Stated task.
Wherever the string "React" appears in the listing, copy that line.

Source material.
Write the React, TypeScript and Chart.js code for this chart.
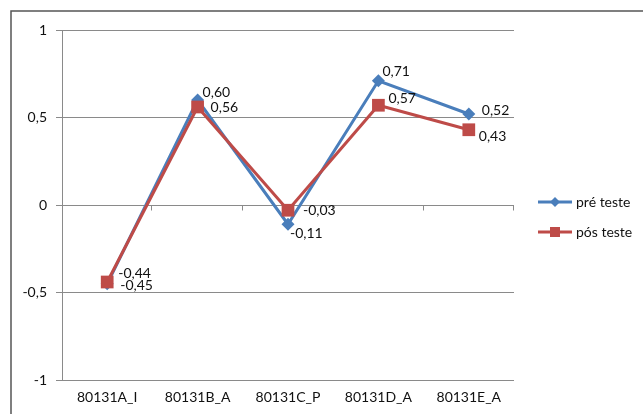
import React, { useEffect, useRef } from "react";
import { Chart, registerables } from "chart.js";

Chart.register(...registerables);

// Categories and scores
const categories = ["80131A_I", "80131B_A", "80131C_P", "80131D_A", "80131E_A"];
const preTeste = [-0.45, 0.6, -0.11, 0.71, 0.52];
const posTeste = [-0.44, 0.56, -0.03, 0.57, 0.43];
const seriesNames = ["pré teste", "pós teste"];
const yTicks = [-1, -0.5, 0, 0.5, 1];

// Per-point label offsets (dx, dy) from the marker centre
const preLabelOffsets = [[13, 2], [5, -8], [2, 9], [4, -9], [13, -4]];
const posLabelOffsets = [[11, -9], [13, 0], [15, 0], [10, -7], [10, 7]];

const BLUE = "#4A7EBB";
const RED = "#BE4B48";
const GRID = "#8a8a8a";
const FONT = "Lato, 'Open Sans', sans-serif";

// Axis ticks: shortest form with a decimal comma
const fmtTick = (v: number) => String(v).replace(".", ",");
// Point labels: always two decimals with a decimal comma
const fmtValue = (v: number) => v.toFixed(2).replace(".", ",");

const framePlugin = {
  id: "frame",
  beforeDraw(chart: any) {
    const ctx = chart.ctx;
    ctx.save();
    ctx.fillStyle = "#ffffff";
    ctx.fillRect(0, 0, chart.width, chart.height);
    ctx.strokeStyle = "#555555";
    ctx.lineWidth = 1.5;
    ctx.beginPath();
    ctx.moveTo(11, chart.height + 5);
    ctx.lineTo(11, 11);
    ctx.lineTo(chart.width + 5, 11);
    ctx.stroke();
    ctx.restore();
  },
};

// Category tick marks on the zero line
const zeroTicksPlugin = {
  id: "zeroTicks",
  beforeDatasetsDraw(chart: any) {
    const { ctx, chartArea, scales } = chart;
    const y0 = Math.round(scales.y.getPixelForValue(0)) + 0.5;
    const step = (chartArea.right - chartArea.left) / categories.length;
    ctx.save();
    ctx.strokeStyle = GRID;
    ctx.lineWidth = 1;
    ctx.beginPath();
    for (let k = 1; k <= categories.length; k++) {
      const x = Math.round(chartArea.left + k * step) - 0.5;
      ctx.moveTo(x, y0);
      ctx.lineTo(x, y0 + 5);
    }
    ctx.stroke();
    ctx.restore();
  },
};

const valueLabelsPlugin = {
  id: "valueLabels",
  afterDatasetsDraw(chart: any) {
    const ctx = chart.ctx;
    const offsets = [preLabelOffsets, posLabelOffsets];
    ctx.save();
    ctx.font = `14px ${FONT}`;
    ctx.fillStyle = "#111111";
    ctx.textAlign = "left";
    ctx.textBaseline = "middle";
    chart.data.datasets.forEach((ds: any, di: number) => {
      const meta = chart.getDatasetMeta(di);
      meta.data.forEach((pt: any, i: number) => {
        const [dx, dy] = offsets[di][i];
        ctx.fillText(fmtValue(ds.data[i]), pt.x + dx, pt.y + dy);
      });
    });
    ctx.restore();
  },
};

const legendPlugin = {
  id: "sideLegend",
  afterDraw(chart: any) {
    const ctx = chart.ctx;
    const rows = [
      { y: 202, color: BLUE, shape: "diamond" },
      { y: 232, color: RED, shape: "square" },
    ];
    ctx.save();
    rows.forEach((r, i) => {
      ctx.strokeStyle = r.color;
      ctx.fillStyle = r.color;
      ctx.lineWidth = 3;
      ctx.beginPath();
      ctx.moveTo(538, r.y);
      ctx.lineTo(572, r.y);
      ctx.stroke();
      const cx = 555;
      ctx.beginPath();
      if (r.shape === "diamond") {
        ctx.moveTo(cx, r.y - 5);
        ctx.lineTo(cx + 5, r.y);
        ctx.lineTo(cx, r.y + 5);
        ctx.lineTo(cx - 5, r.y);
        ctx.closePath();
      } else {
        ctx.rect(cx - 5, r.y - 5, 10, 10);
      }
      ctx.fill();
      ctx.font = `14px ${FONT}`;
      ctx.fillStyle = "#111111";
      ctx.textAlign = "left";
      ctx.textBaseline = "middle";
      ctx.fillText(seriesNames[i], 576, r.y);
    });
    ctx.restore();
  },
};

export default function App() {
  const canvasRef = useRef<HTMLCanvasElement | null>(null);

  useEffect(() => {
    const canvas = canvasRef.current;
    if (!canvas) return;
    const chart = new Chart(canvas, {
      type: "line",
      data: {
        labels: categories,
        datasets: [
          {
            label: seriesNames[0],
            data: preTeste,
            borderColor: BLUE,
            backgroundColor: BLUE,
            borderWidth: 3,
            pointStyle: "rectRot",
            pointRadius: 6.5,
            pointBorderWidth: 0,
            tension: 0,
            order: 1,
          },
          {
            label: seriesNames[1],
            data: posTeste,
            borderColor: RED,
            backgroundColor: RED,
            borderWidth: 3,
            pointStyle: "rect",
            pointRadius: 9,
            pointBorderWidth: 0,
            tension: 0,
            order: 0,
          },
        ],
      },
      options: {
        responsive: false,
        animation: false,
        devicePixelRatio: 1,
        layout: { padding: { left: 0, top: 30, right: 129, bottom: 0 } },
        plugins: {
          legend: { display: false },
          tooltip: { enabled: false },
        },
        scales: {
          x: {
            type: "category",
            offset: true,
            grid: { display: false, drawTicks: false },
            border: { display: false },
            ticks: {
              color: "#111111",
              font: { family: FONT, size: 14 },
              padding: 9,
              maxRotation: 0,
              autoSkip: false,
            },
            afterFit: (scale: any) => {
              scale.height = 34;
            },
          },
          y: {
            min: -1,
            max: 1,
            afterBuildTicks: (scale: any) => {
              scale.ticks = yTicks.map((v) => ({ value: v }));
            },
            grid: {
              color: GRID,
              lineWidth: 1,
              drawTicks: true,
              tickLength: 6,
              tickColor: GRID,
            },
            border: { display: true, color: GRID, width: 1 },
            ticks: {
              color: "#111111",
              font: { family: FONT, size: 14 },
              padding: 9,
              callback: (v: any) => fmtTick(Number(v)),
            },
            afterFit: (scale: any) => {
              scale.width = 62;
            },
          },
        },
      },
      plugins: [framePlugin, zeroTicksPlugin, valueLabelsPlugin, legendPlugin],
    });
    return () => chart.destroy();
  }, []);

  return (
    <div style={{ position: "fixed", left: 0, top: 0, width: 643, height: 414, background: "#fff" }}>
      <canvas ref={canvasRef} width={643} height={414} style={{ width: 643, height: 414, display: "block" }} />
    </div>
  );
}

Exercise solution.
Write the React, TypeScript and Chart.js code for this chart.
import React, { useEffect, useRef } from "react";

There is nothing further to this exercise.